In our recent interview with NOC’s head roaster, Sam noted that many of the origins of beans he curates for his blends are sourced from regions in Africa. This is where we find the origins of both arabica and robusta beans.
In fact, it’s estimated that arabica coffee plants originated in the Southwest highlands of Ethiopia, around 10,000-50,000 years ago.
The Robusta variety comes from the central Western tropical parts of the continent, in the lowlands of Congo, Ivory Coast and Guinea. Even though the Robusta variety originated in lowlands (<500 m in altitude), this plant is very robust (hence its name) and can adapt to many different conditions.
Broken down to its fundamental parts, flavour is the result of chemical composition. Robusta and Arabica beans have a different chemical makeup that gives each bean a distinctive flavour profile. For example, Robustas have a higher caffeine content as well as lower lipids and chlorogenic acid (CGA) contents. This, in general gives Robustas a stronger taste than Arabica coffees.
The following are some of the more important flavour quality notes that distinguish each type of coffee:
Arabica Flavour Profile:
Robusta Flavour Profile
-Acidic and bitter notes
-Oaky and Earthy
-Spicy and Clove-like
Due to their flavour profiles, some consider Arabica coffees to be of superior quality to Robusta in terms of taste. In the other camp, coffee lovers lean towards Robusta to get a stronger caffeine hit. As with NOC’s signature fruity and nutty options, it comes down to preference – though we only serve Arabica beans right now.
After the coffee bean selection, roasting is probably the second most important part of the coffee process. It’s where most of the compounds associated to the flavour profile are formed.
Arabica beans can be roasted to various degrees to produce very different results. You’ll find anything from light roasted Arabica coffees that’ll have an earth-ier flavour, to dark roasted Arabicas with a more intense, almost burnt taste.

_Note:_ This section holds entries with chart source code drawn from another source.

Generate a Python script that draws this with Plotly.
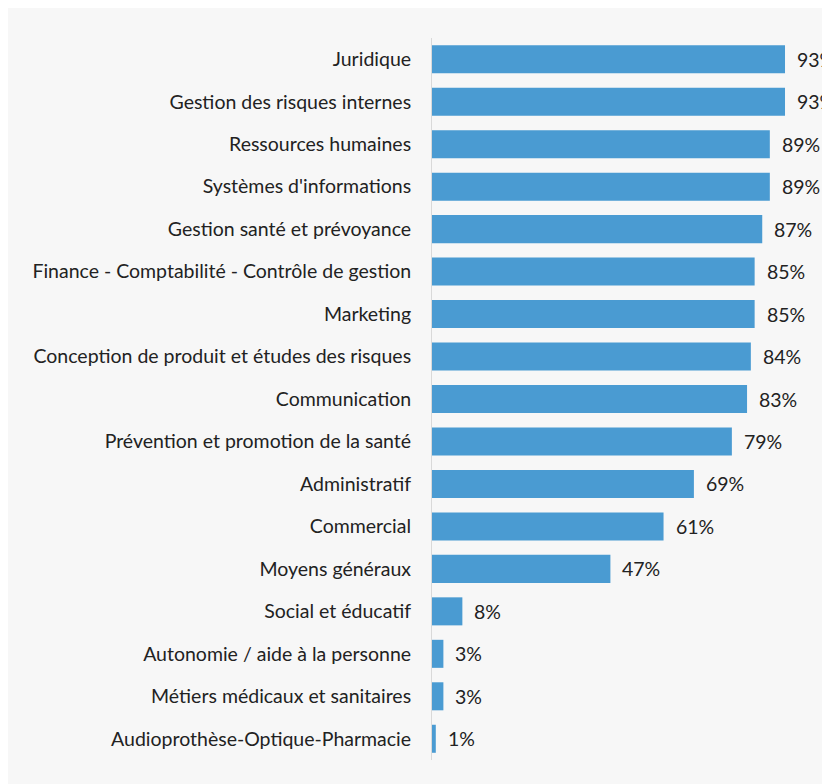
import plotly.graph_objects as go

categories = [
    "Juridique",
    "Gestion des risques internes",
    "Ressources humaines",
    "Systèmes d'informations",
    "Gestion santé et prévoyance",
    "Finance - Comptabilité - Contrôle de gestion",
    "Marketing",
    "Conception de produit et études des risques",
    "Communication",
    "Prévention et promotion de la santé",
    "Administratif",
    "Commercial",
    "Moyens généraux",
    "Social et éducatif",
    "Autonomie / aide à la personne",
    "Métiers médicaux et sanitaires",
    "Audioprothèse-Optique-Pharmacie",
]
values = [93, 93, 89, 89, 87, 85, 85, 84, 83, 79, 69, 61, 47, 8, 3, 3, 1]
value_labels = [f"{v}%" for v in values]

BAR_COLOR = "#4a9bd2"
TEXT_COLOR = "#222222"
FONT = "Lato, Carlito, Open Sans, sans-serif"
FSIZE = 19.5

fig = go.Figure()
fig.add_trace(go.Bar(
    x=values,
    y=categories,
    orientation="h",
    marker=dict(color=BAR_COLOR, line=dict(width=0)),
    hoverinfo="skip",
))

for cat, v, lab in zip(categories, values, value_labels):
    fig.add_annotation(
        x=v, y=cat, text=lab, showarrow=False,
        xanchor="left", xshift=10, yanchor="middle",
        font=dict(family=FONT, size=FSIZE, color=TEXT_COLOR),
    )

fig.update_layout(
    width=830, height=784,
    margin=dict(l=424, r=0, t=30, b=32),
    paper_bgcolor="#f7f7f7",
    plot_bgcolor="rgba(0,0,0,0)",
    bargap=0.34,
    showlegend=False,
    font=dict(family=FONT, size=FSIZE, color=TEXT_COLOR),
    xaxis=dict(range=[0, 106.96], visible=False, fixedrange=True),
    yaxis=dict(
        categoryorder="array", categoryarray=categories[::-1],
        showline=True, linecolor="#d9d9d9", linewidth=1,
        showgrid=False, ticks="", ticklabelstandoff=16,
        tickfont=dict(family=FONT, size=FSIZE, color=TEXT_COLOR),
        fixedrange=True,
    ),
)

fig.write_html("out.html")
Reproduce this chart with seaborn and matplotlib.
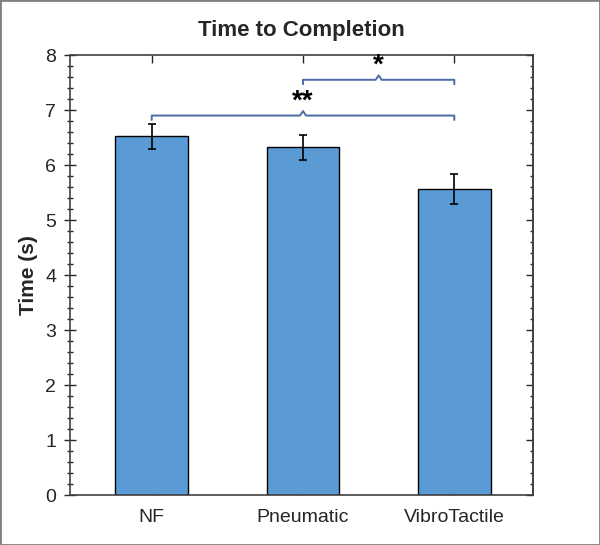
import numpy as np
import pandas as pd
import matplotlib.pyplot as plt
import seaborn as sns
from matplotlib.ticker import MultipleLocator

conditions = ["NF", "Pneumatic", "VibroTactile"]
mean_time = [6.52, 6.32, 5.57]
sem_time = [0.22, 0.22, 0.27]
# significance brackets: (from, to, level, label)
brackets = [("NF", "VibroTactile", 6.9, "**"), ("Pneumatic", "VibroTactile", 7.55, "*")]

df = pd.DataFrame({"Condition": conditions, "Time": mean_time})

sns.set_theme(style="ticks")
plt.rcParams["font.family"] = ["Liberation Sans", "DejaVu Sans"]

fig = plt.figure(figsize=(6, 5.45), dpi=100)
ax = fig.add_axes([0.1167, 0.0917, 0.7716, 0.8073])

sns.barplot(data=df, x="Condition", y="Time", color="#5B9BD5", width=0.48,
            edgecolor="black", linewidth=1.0, saturation=1, ax=ax)
ax.errorbar(range(len(conditions)), mean_time, yerr=sem_time, fmt="none",
            ecolor="black", elinewidth=1.2, capsize=3, capthick=1.2)

pos = {c: i for i, c in enumerate(conditions)}
bc = "#4A6BA8"
for a, b, lvl, lab in brackets:
    x1, x2 = pos[a], pos[b]
    xm = (x1 + x2) / 2
    ax.plot([x1, x1, xm - 0.02, xm, xm + 0.02, x2, x2],
            [lvl - 0.08, lvl, lvl, lvl + 0.08, lvl, lvl, lvl - 0.08],
            color=bc, lw=1.4, solid_joinstyle="round")
    ax.text(xm, lvl + 0.02, lab, ha="center", va="bottom", fontsize=20,
            fontweight="bold", color="black")

ax.set_xlim(-0.54, 2.52)
ax.set_ylim(0, 8)
ax.yaxis.set_major_locator(MultipleLocator(1))
ax.yaxis.set_minor_locator(MultipleLocator(0.2))
ax.tick_params(axis="y", which="major", direction="inout", length=8, width=1,
               labelsize=14, pad=6)
ax.tick_params(axis="y", which="minor", direction="inout", length=4, width=1)
ax.tick_params(axis="x", direction="in", length=6, width=1, labelsize=14,
               top=True, pad=10)

# right side: inward ticks only
ax_r = ax.secondary_yaxis("right")
ax_r.yaxis.set_major_locator(MultipleLocator(1))
ax_r.yaxis.set_minor_locator(MultipleLocator(0.2))
ax_r.tick_params(which="major", direction="in", length=5, width=1, labelright=False)
ax_r.tick_params(which="minor", direction="in", length=2.5, width=1)

for s in list(ax.spines.values()) + [ax_r.spines["right"]]:
    s.set_color("#404040")
    s.set_linewidth(1.2)

ax.set_xlabel("")
ax.set_ylabel("Time (s)", fontsize=15, fontweight="bold", labelpad=5)
ax.set_title("Time to Completion", fontsize=16, fontweight="bold", pad=14)

fig.patches.append(plt.Rectangle((0, 0), 1, 1, transform=fig.transFigure,
                                 fill=False, edgecolor="#808080", lw=2))
fig.savefig("out.png", dpi=100)
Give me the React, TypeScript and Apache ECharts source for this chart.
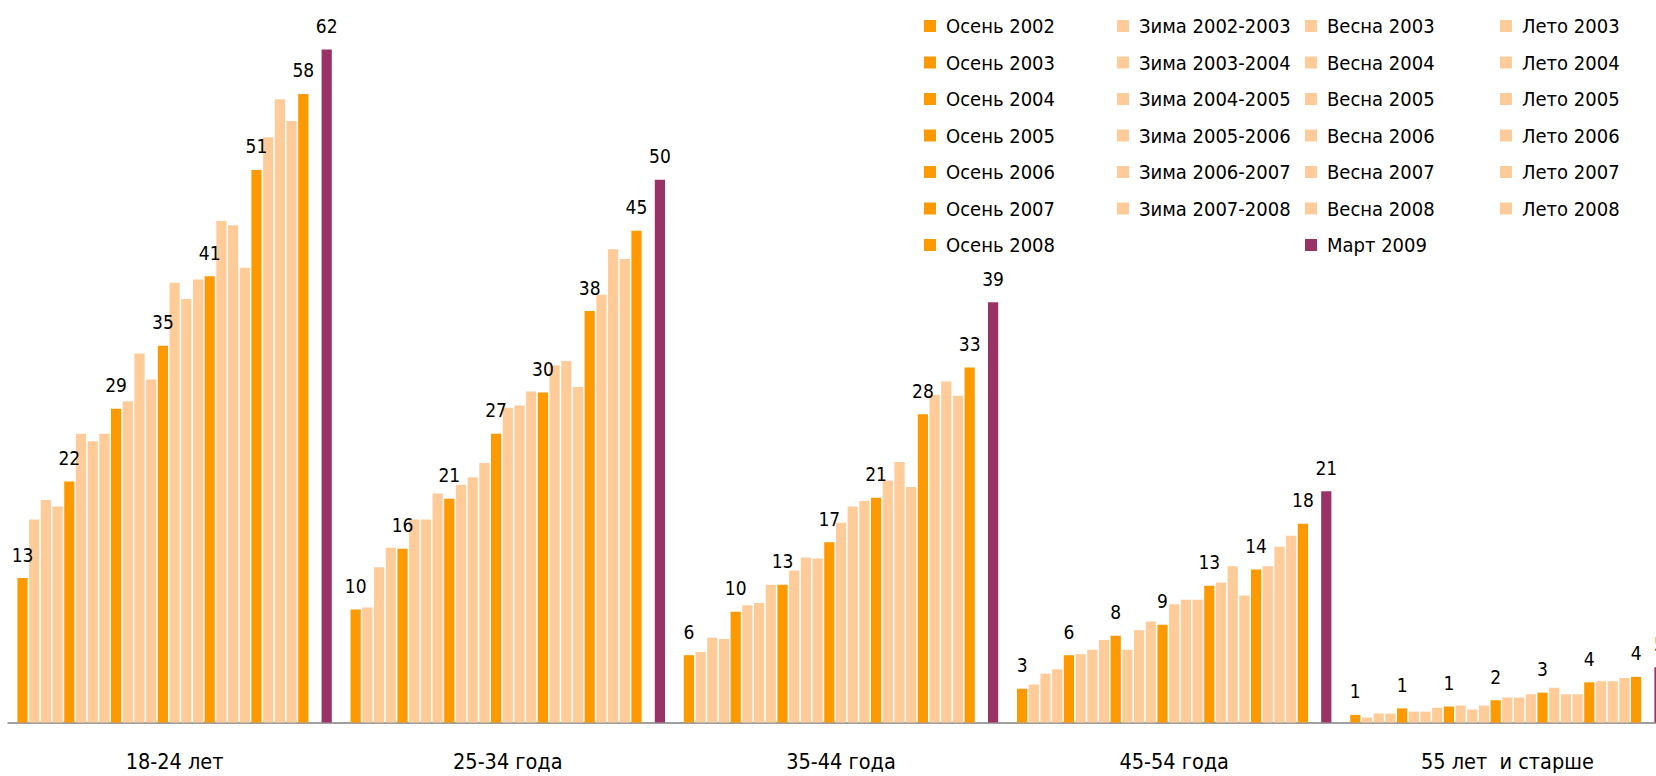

Robusta coffee is roasted to a darker roast (usually Full City to French roasts) than Arabica, to counteract the bean’s natural bitterness.
Best Brewing Methods
There are many different brewing methods out there, each with its own pros and cons. We strongly advocate that there is no right or wrong when it comes to each individual’s preference – there is no hierarchy because coffee should be a deeply personal experience. That said, there are some general rules that you can follow:-
Espresso or espresso-based black coffees can be made with either bean though will only work with certain Arabica variants that have stronger body. Some advocate an Arabica-Robusta mix, the former for flavour and the latter for the crema (that beautiful layer of foam at the top of your cup). We find that many customers prefer our House #18 in espresso because it has a smoother, more ‘nutty’ taste with less acidity.
For a pourover or cold brew, generally Arabica beans work much better than Robusta because they have more subtle, fruity flavour profiles that get picked up well with this method of brewing. This is the best way to try our single origin beans.
The French Press can generally handle both varieties well, displaying the interesting flavours of Arabica beans and allowing for the strength of Robusta to be adjusted to personal taste. Our house blends #18 and #34 are best suited to this home-preparation method, depending on whether you prefer a ‘nutty’ or ‘fruity’ taste.
Both varieties work with a Flat White or other milk-based coffees. More interesting flavours will come through with Arabica beans that have a higher acidity content and roasted darker so that the milk flavour doesn’t overshadow the coffee.